Fiery stuff from Obama in his Osawatomie speech just now – thank you Fox News for cutting off the speech midway for an interview with Michele Bachmann – and what sounds like some pre-election message-testing:
Now, just as there was in Teddy Roosevelt's time, there's been a certain crowd in Washington for the last few decades who respond to this economic challenge with the same old tune. "The market will take care of everything," they tell us. If only we cut more regulations and cut more taxes, especially for the wealthy, our economy will grow stronger. Sure, there will be winners and losers. But if the winners do really well, jobs and prosperity will eventually trickle down to everyone else. And even if prosperity doesn't trickle down, they argue, that's the price of liberty.
It's a simple theory – one that speaks to our rugged individualism and healthy skepticism of too much government. It fits well on a bumper sticker. Here's the problem: It doesn't work. It's never worked. It didn't work when it was tried in the decade before the Great Depression. It's not what led to the incredible post-war boom of the 1950s and 1960s. And it didn't work when we tried it during the last decade.
And Obama follows up with this:
We simply cannot return to this brand of you're-on-your-own economics if we're serious about rebuilding the middle class in this country. We know that it doesn't result in a strong economy. It results in an economy that invests too little in its people and its future. It doesn't result in a prosperity that trickles down. It results in a prosperity that's enjoyed by fewer and fewer of our citizens.
Sharp line: "you're on your own economics" – or Yoyo economics, for short. A neat metaphor for the up and down vicissitudes of the marketplace.

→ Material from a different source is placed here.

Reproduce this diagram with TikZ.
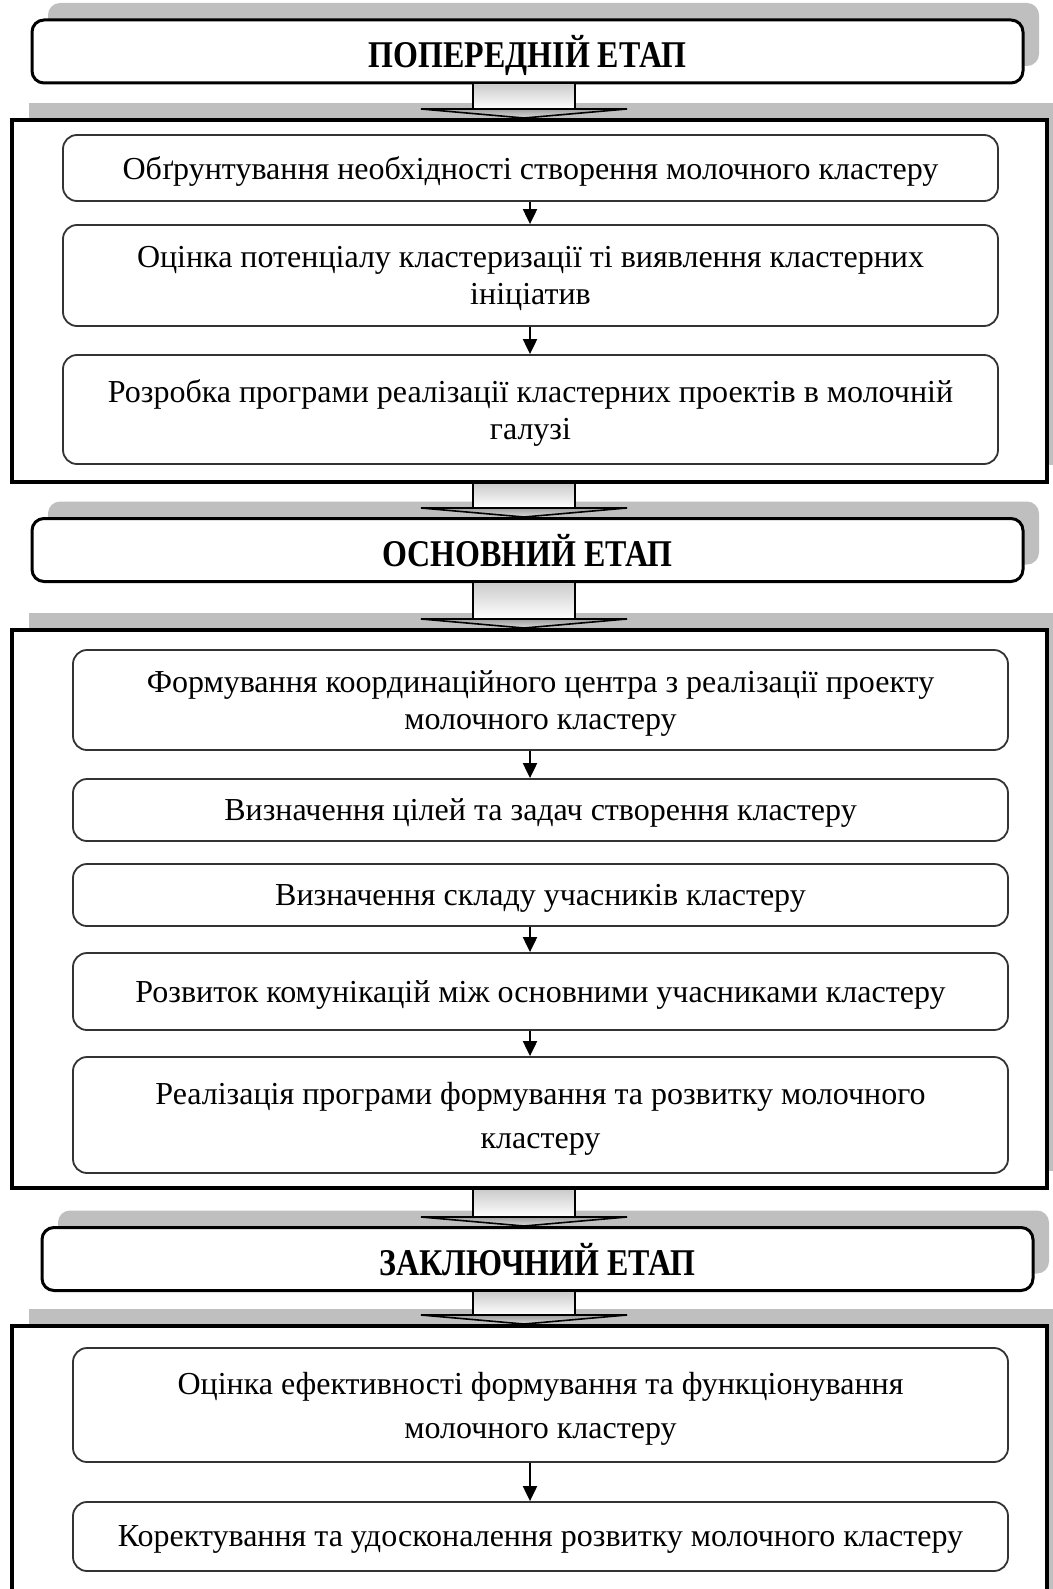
\documentclass[tikz,border=0pt]{standalone}
\usepackage{graphicx}
\usepackage{fontspec}
\setmainfont{Liberation Serif}
\usetikzlibrary{arrows.meta,calc,shadows}

\begin{document}
\begin{tikzpicture}[x=0.5pt, y=-0.5pt,
  stage/.style={draw, line width=1.5pt, rounded corners=6pt, fill=white,
    minimum width=495.5pt, minimum height=31.5pt, text depth=0pt,
    font=\fontsize{16}{18}\selectfont\bfseries,
    drop shadow={shadow xshift=8pt, shadow yshift=8.5pt, opacity=1, fill=gray!50}},
  stageframe/.style={draw, line width=2pt, fill=white, minimum width=517.5pt,
    drop shadow={shadow xshift=8.5pt, shadow yshift=8.5pt, opacity=1, fill=gray!50}},
  item/.style={draw=black!80, line width=0.9pt, rounded corners=7pt, fill=white,
    minimum width=467.5pt, inner sep=2pt, align=center, text depth=0pt,
    font=\fontsize{16}{18.5}\selectfont},
  wide/.style={font=\fontsize{16}{22}\selectfont},
  link/.style={line width=1pt, -{Triangle[length=7.5pt,width=7pt]}}]
\clip (0,0) rectangle (1053,1589);
\coordinate (ax) at (530,0);
\coordinate (bx) at (524,0);

\node[stage] (h1) at (527.5,51.5) {\scalebox{1}[1.18]{ПОПЕРЕДНІЙ ЕТАП}};
\node[stageframe, minimum height=181pt] (f1) at (529.5,301) {};
\node[item, minimum height=33pt] (a) at (530.5,168) {Обґрунтування необхідності створення молочного кластеру};
\node[item, minimum height=50.5pt] (b) at (530.5,275.5) {Оцінка потенціалу кластеризації ті виявлення кластерних\\ініціатив};
\node[item, minimum height=54.5pt] (c) at (530.5,409.5) {Розробка програми реалізації кластерних проектів в молочній\\галузі};

\node[stage] (h2) at (527.5,550) {\scalebox{1}[1.18]{ОСНОВНИЙ ЕТАП}};
\node[stageframe, minimum height=279pt] (f2) at (529.5,909) {};
\node[item, minimum height=50pt] (d) at (540.5,700) {Формування координаційного центра з реалізації проекту\\молочного кластеру};
\node[item, minimum height=31pt] (e) at (540.5,810) {Визначення цілей та задач створення кластеру};
\node[item, minimum height=31pt] (f) at (540.5,895) {Визначення складу учасників кластеру};
\node[item, minimum height=38.5pt] (g) at (540.5,991.5) {Розвиток комунікацій між основними учасниками кластеру};
\node[item, wide, minimum height=58pt] (h) at (540.5,1115) {Реалізація програми формування та розвитку молочного\\кластеру};

\node[stage] (h3) at (537.5,1259) {\scalebox{1}[1.18]{ЗАКЛЮЧНИЙ ЕТАП}};
\node[stageframe, minimum height=157pt] (f3) at (529.5,1483) {};
\node[item, wide, minimum height=57pt] (i) at (540.5,1405) {Оцінка ефективності формування та функціонування\\молочного кластеру};
\node[item, minimum height=34.5pt] (j) at (540.5,1536.5) {Коректування та удосконалення розвитку молочного кластеру};

\foreach \s/\t in {a/b, b/c, d/e, f/g, g/h, i/j}
  \draw[link] (\s.south -| ax) -- (\t.north -| ax);

% block arrows between the stages
\foreach \s/\t in {h1/f1, f1/h2, h2/f2, f2/h3, h3/f3} {
  \path (\s.south -| bx) coordinate (p) (\t.north -| bx) coordinate (q);
  \shade[top color=gray!40, bottom color=white] ($(p)+(-51,0)$) rectangle ($(q)+(51,-9)$);
  \draw[line width=1pt] ($(p)+(-51,0)$) -- ($(q)+(-51,-9)$) ($(p)+(51,0)$) -- ($(q)+(51,-9)$);
  \shade[top color=gray!75, bottom color=gray!30, draw=black, line width=0.8pt]
    ($(q)+(-103,-9)$) -- ($(q)+(103,-9)$) -- (q) -- cycle;
}
\end{tikzpicture}
\end{document}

President Obama is now speaking in Osawatomie, Kansas, famous for being the site of a speech by Teddy Roosevelt in 1910 (and a violent "Bleeding Kansas" fight, pre-Civil War, involving John Brown).
In 1910, President Roosevelt used his Osawatomie speech to launch his "New Nationalism" crusade ahead of the 1912 presidential election. Which Teddy promptly lost.
Meanwhile, Ron Paul unleashes an ad-hit against Newt Gingrich, accusing him of hypocracy, thus doing Mitt Romney's dirty work for him.